I’ve been up and down on Percy’s Wolverine run. It’s a book I’ve pretty much followed since it launched, but my interest in it has waned a bit throughout, particularly post-X Lives of Wolverine and X Deaths of Wolverine. Still, I’ve found the book to be at a relative height recently, and this crossover launches it into being one of my favorite arcs of the run, maybe even convincing me to read Ghost Rider.

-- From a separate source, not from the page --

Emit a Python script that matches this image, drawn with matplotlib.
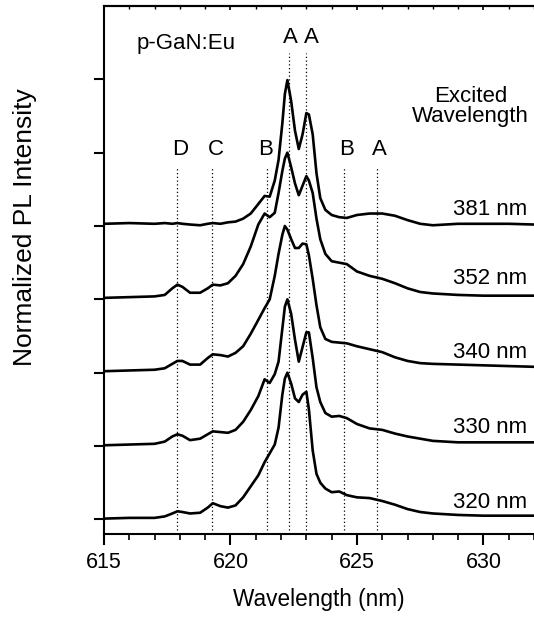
import matplotlib
matplotlib.use("Agg")
import matplotlib.pyplot as plt
from matplotlib.ticker import MultipleLocator

plt.rcParams['font.family'] = ['Liberation Sans', 'DejaVu Sans']

# Wavelength grid (nm)
wavelength = [615.0, 616.0, 617.0, 617.4, 617.7, 617.9, 618.1, 618.4, 618.8, 619.1,
              619.3, 619.6, 619.9, 620.2, 620.5, 620.8, 621.1, 621.35, 621.55, 621.75,
              621.9, 622.05, 622.15, 622.25, 622.4, 622.55, 622.7, 622.85, 623.0, 623.1,
              623.25, 623.4, 623.55, 623.75, 624.0, 624.3, 624.6, 625.0, 625.5, 626.0,
              626.5, 627.0, 627.5, 628.0, 629.0, 630.0, 631.0, 632.0]

# Normalized PL intensity (peak = 2) for each excitation wavelength
pl_320 = [0.01, 0.02, 0.02, 0.04, 0.08, 0.11, 0.10, 0.08, 0.09, 0.16,
          0.22, 0.18, 0.16, 0.19, 0.30, 0.45, 0.60, 0.78, 0.90, 1.02,
          1.25, 1.70, 1.92, 2.00, 1.85, 1.65, 1.60, 1.70, 1.74, 1.50,
          0.94, 0.62, 0.50, 0.42, 0.37, 0.38, 0.33, 0.30, 0.29, 0.25,
          0.20, 0.14, 0.10, 0.08, 0.06, 0.05, 0.05, 0.05]
pl_330 = [0.01, 0.02, 0.03, 0.06, 0.13, 0.16, 0.14, 0.08, 0.10, 0.16,
          0.20, 0.19, 0.18, 0.22, 0.33, 0.49, 0.68, 0.91, 0.86, 0.98,
          1.15, 1.60, 1.90, 2.00, 1.80, 1.45, 1.15, 1.35, 1.55, 1.55,
          1.20, 0.80, 0.60, 0.45, 0.40, 0.41, 0.38, 0.30, 0.24, 0.22,
          0.17, 0.13, 0.10, 0.07, 0.05, 0.05, 0.05, 0.05]
pl_340 = [0.02, 0.03, 0.04, 0.06, 0.12, 0.16, 0.16, 0.11, 0.11, 0.20,
          0.25, 0.24, 0.22, 0.27, 0.36, 0.53, 0.72, 0.88, 1.00, 1.32,
          1.62, 1.88, 2.00, 1.95, 1.82, 1.70, 1.70, 1.76, 1.75, 1.60,
          1.28, 0.92, 0.62, 0.46, 0.42, 0.41, 0.40, 0.36, 0.32, 0.28,
          0.21, 0.16, 0.13, 0.12, 0.11, 0.10, 0.09, 0.08]
pl_352 = [0.02, 0.03, 0.04, 0.06, 0.15, 0.20, 0.17, 0.09, 0.09, 0.15,
          0.20, 0.19, 0.22, 0.32, 0.48, 0.72, 1.02, 1.17, 1.12, 1.18,
          1.45, 1.75, 1.92, 2.00, 1.80, 1.58, 1.42, 1.55, 1.68, 1.62,
          1.45, 1.10, 0.82, 0.62, 0.52, 0.50, 0.48, 0.38, 0.32, 0.28,
          0.22, 0.15, 0.10, 0.08, 0.06, 0.05, 0.05, 0.05]
pl_381 = [0.03, 0.04, 0.03, 0.04, 0.03, 0.04, 0.03, 0.02, 0.01, 0.03,
          0.04, 0.03, 0.05, 0.06, 0.10, 0.17, 0.30, 0.41, 0.40, 0.62,
          0.90, 1.40, 1.80, 1.99, 1.70, 1.30, 1.05, 1.25, 1.54, 1.52,
          1.25, 0.72, 0.38, 0.22, 0.15, 0.12, 0.11, 0.15, 0.17, 0.17,
          0.14, 0.08, 0.03, 0.01, 0.03, 0.03, 0.03, 0.02]

spectra = [pl_320, pl_330, pl_340, pl_352, pl_381]
labels = ["320 nm", "330 nm", "340 nm", "352 nm", "381 nm"]
offsets = [0, 1, 2, 3, 4]
label_dy = [0.15, 0.18, 0.20, 0.21, 0.15]

# Peak markers
upper_marks = [622.3, 623.0]
upper_names = ["A", "A"]
upper_text_x = [622.35, 623.18]
lower_marks = [617.9, 619.25, 621.45, 624.5, 625.8]
lower_names = ["D", "C", "B", "B", "A"]
lower_text_x = [618.02, 619.43, 621.37, 624.57, 625.9]

fig = plt.figure(figsize=(5.34, 6.17), dpi=100)
ax = fig.add_axes([0.1948, 0.1345, 0.8052, 0.8558])

for spec, off in zip(spectra, offsets):
    ax.plot(wavelength, [v + off for v in spec], color='black', lw=1.9,
            solid_joinstyle='round', zorder=3)

for x in upper_marks:
    ax.plot([x, x], [-0.15, 6.36], color='black', lw=0.9, ls=(0, (1, 2)), zorder=2)
for x in lower_marks:
    ax.plot([x, x], [-0.15, 4.79], color='black', lw=0.9, ls=(0, (1, 2)), zorder=2)

fs = 16
for x, n in zip(upper_text_x, upper_names):
    ax.text(x, 6.50, n, ha='center', va='baseline', fontsize=fs)
for x, n in zip(lower_text_x, lower_names):
    ax.text(x, 4.97, n, ha='center', va='baseline', fontsize=fs)

for lab, off, dy in zip(labels, offsets, label_dy):
    ax.text(631.73, off + dy, lab, ha='right', va='baseline', fontsize=fs)

ax.text(616.3, 6.41, "p-GaN:Eu", ha='left', va='baseline', fontsize=fs)
ax.text(629.5, 5.69, "Excited", ha='center', va='baseline', fontsize=fs)
ax.text(629.5, 5.42, "Wavelength", ha='center', va='baseline', fontsize=fs)

ax.set_xlim(615, 632)
ax.set_ylim(-0.2, 7.0)
ax.xaxis.set_major_locator(MultipleLocator(5))
ax.xaxis.set_minor_locator(MultipleLocator(1))
ax.set_yticks([0, 1, 2, 3, 4, 5, 6])
ax.set_yticklabels([])
ax.spines['right'].set_visible(False)
for s in ['left', 'bottom', 'top']:
    ax.spines[s].set_linewidth(1.5)
ax.tick_params(axis='x', which='major', direction='out', length=8, width=1.5,
               labelsize=15.5, pad=5, top=False)
ax.tick_params(axis='x', which='minor', direction='out', length=4.5, width=1.2, top=False)
ax.tick_params(axis='y', which='major', direction='out', length=7, width=1.5)

sec = ax.secondary_xaxis('top')
sec.xaxis.set_major_locator(MultipleLocator(5))
sec.xaxis.set_minor_locator(MultipleLocator(1))
sec.tick_params(which='major', direction='in', length=3, width=1.2, labeltop=False)
sec.tick_params(which='minor', direction='in', length=2, width=1.0)
sec.spines['top'].set_linewidth(1.5)

fig.text(0.597, 0.0276, "Wavelength (nm)", ha='center', va='center', fontsize=16.3)
fig.text(25 / 534, 1 - 227 / 617, "Normalized PL Intensity", ha='center', va='center',
         rotation=90, fontsize=19)

fig.savefig("out.png", dpi=100)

Percy’s great skill with Logan has been his ability to lean into the bizarre without compromising a serious tone. This is a book featuring Wolverine transforming into “Hellverine” where a demon is also hunting mutants who are refusing to be rounded up into concentration camps. A book where Wolverine is a contractor for both the United States and also the devil, and he is hunting a serial killer who is making sculptures out of people’s bodies. All of it lands as hard as it should, against all odds.

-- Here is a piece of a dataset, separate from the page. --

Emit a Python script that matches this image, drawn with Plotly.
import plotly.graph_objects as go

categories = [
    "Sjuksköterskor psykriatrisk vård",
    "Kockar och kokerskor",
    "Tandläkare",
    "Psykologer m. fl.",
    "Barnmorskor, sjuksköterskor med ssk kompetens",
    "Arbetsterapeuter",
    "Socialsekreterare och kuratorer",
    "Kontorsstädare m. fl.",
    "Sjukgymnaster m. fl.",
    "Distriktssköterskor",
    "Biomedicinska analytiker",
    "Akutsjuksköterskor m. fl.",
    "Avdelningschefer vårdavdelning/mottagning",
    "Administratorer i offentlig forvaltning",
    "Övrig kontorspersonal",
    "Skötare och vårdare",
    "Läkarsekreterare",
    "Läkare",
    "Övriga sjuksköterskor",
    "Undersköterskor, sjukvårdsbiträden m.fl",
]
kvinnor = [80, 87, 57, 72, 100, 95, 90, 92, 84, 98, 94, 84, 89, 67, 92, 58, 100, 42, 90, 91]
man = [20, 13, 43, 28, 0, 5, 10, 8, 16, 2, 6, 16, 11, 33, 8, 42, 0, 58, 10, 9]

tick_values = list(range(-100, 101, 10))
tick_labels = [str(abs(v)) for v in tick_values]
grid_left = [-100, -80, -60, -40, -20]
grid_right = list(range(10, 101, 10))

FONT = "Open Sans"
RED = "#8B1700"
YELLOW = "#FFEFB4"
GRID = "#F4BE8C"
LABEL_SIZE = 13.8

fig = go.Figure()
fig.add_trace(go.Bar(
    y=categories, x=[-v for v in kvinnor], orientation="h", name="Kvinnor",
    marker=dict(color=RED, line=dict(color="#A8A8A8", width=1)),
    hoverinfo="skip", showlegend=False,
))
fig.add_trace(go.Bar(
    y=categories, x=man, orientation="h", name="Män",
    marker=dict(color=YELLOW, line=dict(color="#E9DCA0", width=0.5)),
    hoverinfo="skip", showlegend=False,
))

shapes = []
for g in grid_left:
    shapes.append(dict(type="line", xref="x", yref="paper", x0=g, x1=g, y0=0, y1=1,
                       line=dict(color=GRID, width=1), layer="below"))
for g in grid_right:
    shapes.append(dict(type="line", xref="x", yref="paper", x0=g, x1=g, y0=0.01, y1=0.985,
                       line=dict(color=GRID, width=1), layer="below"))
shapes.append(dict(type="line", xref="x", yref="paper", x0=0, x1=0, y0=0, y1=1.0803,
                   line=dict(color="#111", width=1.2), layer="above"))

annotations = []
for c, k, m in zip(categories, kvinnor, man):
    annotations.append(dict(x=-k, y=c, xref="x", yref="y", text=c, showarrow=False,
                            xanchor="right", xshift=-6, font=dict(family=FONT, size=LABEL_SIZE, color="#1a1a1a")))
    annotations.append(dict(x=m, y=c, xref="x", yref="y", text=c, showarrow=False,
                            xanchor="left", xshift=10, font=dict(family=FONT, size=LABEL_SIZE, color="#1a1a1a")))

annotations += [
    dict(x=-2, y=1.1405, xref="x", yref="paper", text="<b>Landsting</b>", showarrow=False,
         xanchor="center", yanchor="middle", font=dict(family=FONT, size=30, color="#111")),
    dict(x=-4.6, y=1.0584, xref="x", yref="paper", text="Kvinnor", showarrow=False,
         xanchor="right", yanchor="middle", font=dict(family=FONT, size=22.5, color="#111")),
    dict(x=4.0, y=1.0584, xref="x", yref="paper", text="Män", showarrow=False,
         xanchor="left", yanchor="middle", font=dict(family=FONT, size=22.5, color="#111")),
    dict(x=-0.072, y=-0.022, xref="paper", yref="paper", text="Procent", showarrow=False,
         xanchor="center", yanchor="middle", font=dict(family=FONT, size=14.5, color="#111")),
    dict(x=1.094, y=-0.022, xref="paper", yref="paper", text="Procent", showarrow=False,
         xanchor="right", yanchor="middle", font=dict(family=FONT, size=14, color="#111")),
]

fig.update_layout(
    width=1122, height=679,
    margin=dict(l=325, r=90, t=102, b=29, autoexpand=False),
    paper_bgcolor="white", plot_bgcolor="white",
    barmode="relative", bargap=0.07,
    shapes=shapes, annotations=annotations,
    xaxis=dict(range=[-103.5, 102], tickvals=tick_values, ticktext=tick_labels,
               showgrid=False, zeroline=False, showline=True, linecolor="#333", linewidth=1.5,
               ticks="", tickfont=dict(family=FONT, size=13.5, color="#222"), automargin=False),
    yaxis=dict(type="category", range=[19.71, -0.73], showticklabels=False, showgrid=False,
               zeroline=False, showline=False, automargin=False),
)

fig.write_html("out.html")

I think the mutant stuff in this volume should be pointed to specifically, because I think it’s my favorite use of the Fall of X status quo. The danger mutants are facing by staying on Earth instead of going to Arakko hasn’t felt very real because of the many X-Men (including Wolverine) who stayed out of the obligation Marvel has to ship ten X-Men books every month. Here, though, it’s painted as a real danger, and even if the mutants killed are NPCs, it made the whole status quo feel more lived in, and the world more interesting.
The guy who needs to be given all the flowers here is Geoff Shaw, though. He put up work that was easy to follow, dynamic, and just so sick. Having him on all four issue of the series was a big reason this all works too, both because the vibe across the series gets to really sing, but also because I’m not sure anyone else could have matched his style and energy here.

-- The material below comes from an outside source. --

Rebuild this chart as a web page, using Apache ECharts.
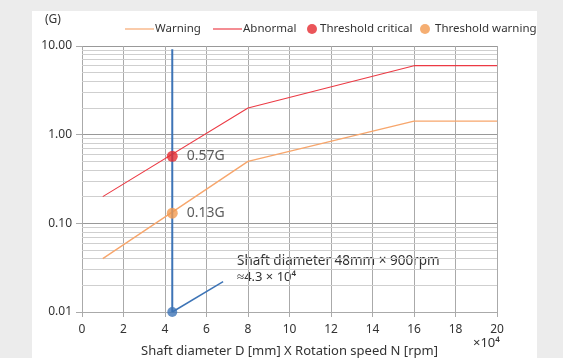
<!DOCTYPE html>
<html><head><meta charset="utf-8">
<script src="https://cdn.jsdelivr.net/npm/echarts@6/dist/echarts.min.js"></script>
<style>html,body{margin:0;padding:0;background:#ececec;}#wrap{position:absolute;left:32px;top:11px;width:505px;height:347px;background:#fff;}#c{position:absolute;left:0;top:0;width:563px;height:358px;}</style>
</head><body><div id="wrap"></div><div id="c"></div>
<script>
// Data
const warningLine = [[1, 0.04], [8, 0.5], [16, 1.42], [20, 1.42]];
const abnormalLine = [[1, 0.2], [8, 2], [16, 6], [20, 6]];
const thresholdCritical = [[4.35, 0.57]];
const thresholdWarning = [[4.35, 0.13]];
const criticalLabel = '0.57G';
const warningLabel = '0.13G';
const shaftLine = [[4.35, 0.01], [4.35, 9.2]];
const pointerLine = [[4.35, 0.01], [6.8, 0.022]];
const shaftPoint = [[4.35, 0.01]];
const minorLevels = [0.02,0.03,0.04,0.05,0.06,0.07,0.08,0.09,0.2,0.3,0.4,0.5,0.6,0.7,0.8,0.9,2,3,4,5,6,7,8,9];
const xTitle = 'Shaft diameter D [mm] X Rotation speed N [rpm]';
const legendNames = ['Warning', 'Abnormal', 'Threshold critical', 'Threshold warning'];

const FONT = 'Noto Sans';
const chart = echarts.init(document.getElementById('c'), null, {renderer: 'canvas'});
const orange = '#f7a66c', red = '#ec3a44', blue = '#3d74b6', orangeDot = '#f39a4f', redDot = '#e52a30';
const lineIcon = 'path://M0,5L30,5L30,6.2L0,6.2Z';
const legTxt = {fontSize: 11.5, color: '#333', fontFamily: FONT};
const legBase = {top: 23, padding: 0, itemHeight: 10};
chart.setOption({
  backgroundColor: 'transparent',
  animation: false,
  textStyle: {fontFamily: FONT},
  grid: {left: 82, right: 66, top: 46, bottom: 46, outerBoundsMode: 'none'},
  legend: [
    Object.assign({left: 125, itemWidth: 29, textStyle: Object.assign({padding: [0,0,0,-4]}, legTxt), data: [{name: legendNames[0], icon: lineIcon}]}, legBase),
    Object.assign({left: 213, itemWidth: 29, textStyle: Object.assign({padding: [0,0,0,-4]}, legTxt), data: [{name: legendNames[1], icon: lineIcon}]}, legBase),
    Object.assign({left: 307, itemWidth: 10, textStyle: Object.assign({padding: [0,0,0,-2]}, legTxt), data: [{name: legendNames[2], icon: 'circle'}]}, legBase),
    Object.assign({left: 420, itemWidth: 10, textStyle: Object.assign({padding: [0,0,0,0]}, legTxt), data: [{name: legendNames[3], icon: 'circle'}]}, legBase)
  ],
  xAxis: {
    type: 'value', min: 0, max: 20, interval: 2,
    axisLine: {show: true, lineStyle: {color: '#aaa'}},
    axisTick: {show: true, length: 5, lineStyle: {color: '#aaa'}},
    axisLabel: {fontSize: 12, color: '#333', margin: 12},
    splitLine: {show: true, lineStyle: {color: '#aaa', width: 1}},
    name: xTitle, nameLocation: 'middle', nameGap: 33,
    nameTextStyle: {fontSize: 13, color: '#333'}
  },
  yAxis: {
    type: 'log', logBase: 10, min: 0.01, max: 10,
    axisLine: {show: false},
    axisTick: {show: true, length: 6, lineStyle: {color: '#aaa'}},
    axisLabel: {fontSize: 12, color: '#333', margin: 10, formatter: v => v.toFixed(2)},
    splitLine: {show: true, lineStyle: {color: '#999', width: 1}}
  },
  graphic: [
    {type: 'text', left: 45, top: 14, style: {text: '(G)', fontSize: 12, fill: '#333', fontFamily: FONT}},
    {type: 'text', left: 473, top: 337, style: {text: '×10⁴', fontSize: 13, fill: '#333', fontFamily: FONT}},
    {type: 'text', left: 237, top: 254, style: {text: 'Shaft diameter 48mm × 900rpm', fontSize: 13.5, fill: '#333', fontFamily: FONT}},
    {type: 'text', left: 237, top: 271, style: {text: '≈4.3 × 10⁴', fontSize: 13, fill: '#333', fontFamily: FONT}}
  ],
  series: [
    {type: 'line', name: 'minor', data: [], silent: true, z: 1, markLine: {z: 1, silent: true, symbol: 'none', label: {show: false},
      lineStyle: {color: '#cfcfcf', type: 'solid', width: 1}, data: minorLevels.map(v => ({yAxis: v}))}},
    {type: 'line', name: 'Warning', data: warningLine, showSymbol: false, lineStyle: {color: orange, width: 1.4}, itemStyle: {color: orange}, z: 3},
    {type: 'line', name: 'Abnormal', data: abnormalLine, showSymbol: false, lineStyle: {color: red, width: 1.1}, itemStyle: {color: red}, z: 3},
    {type: 'line', name: 'shaft', data: shaftLine, showSymbol: false, lineStyle: {color: blue, width: 2}, z: 6},
    {type: 'line', name: 'pointer', data: pointerLine, showSymbol: false, lineStyle: {color: blue, width: 1.5}, z: 6},
    {type: 'scatter', name: 'shaftPt', data: shaftPoint, symbolSize: 10, itemStyle: {color: blue}, z: 7},
    {type: 'scatter', name: legendNames[2], data: thresholdCritical, symbolSize: 11, itemStyle: {color: redDot}, z: 7,
      label: {show: true, position: 'right', distance: 9, formatter: criticalLabel, fontSize: 14, color: '#333'}},
    {type: 'scatter', name: legendNames[3], data: thresholdWarning, symbolSize: 11, itemStyle: {color: orangeDot}, z: 7,
      label: {show: true, position: 'right', distance: 9, formatter: warningLabel, fontSize: 14, color: '#333'}}
  ]
});
</script></body></html>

My favorite choice here was what Shaw did with the transformations, and it seems like he really got into doing them, which of course, isn’t that a big part of why you would want to draw Ghost Rider? It seems like he found more opportunities than were absolutely necessary, and it was an excellent decision. Every transformation sequence is a big moment, and looks so sick.
Shaw also makes the best choices in layouts all throughout. It’s always readable—they never get too complex—but they also aren’t just tiers stacked on top of each other. The dynamism of the layouts affect the story in the best way.
Also gotta shout out how messed up the sculptures are in this story. Ghost Rider has gone to the same kind of messed up places as this, but Shaw leans into it and makes them really work here. It really points to him and Percy being able to bring out the best in each other, and also make me want way more horror stuff from the two of them in the future.
Against all odds, this Ghost Rider/Wolverine crossover will probably end up being one of my favorite superhero stories I’ve read this year. It does a lot of things that some will unfairly criticize as being juvenile or unserious, but to me, it balances everything perfectly. It’s a little demon hunt smothered in a serial killer yarn, and Wolverine and Ghost Rider heighten everything in a way that only they can. I hope Percy keeps bringing this heat to Wolverine, because this is the kind of story that makes me want his to never stop writing Logan.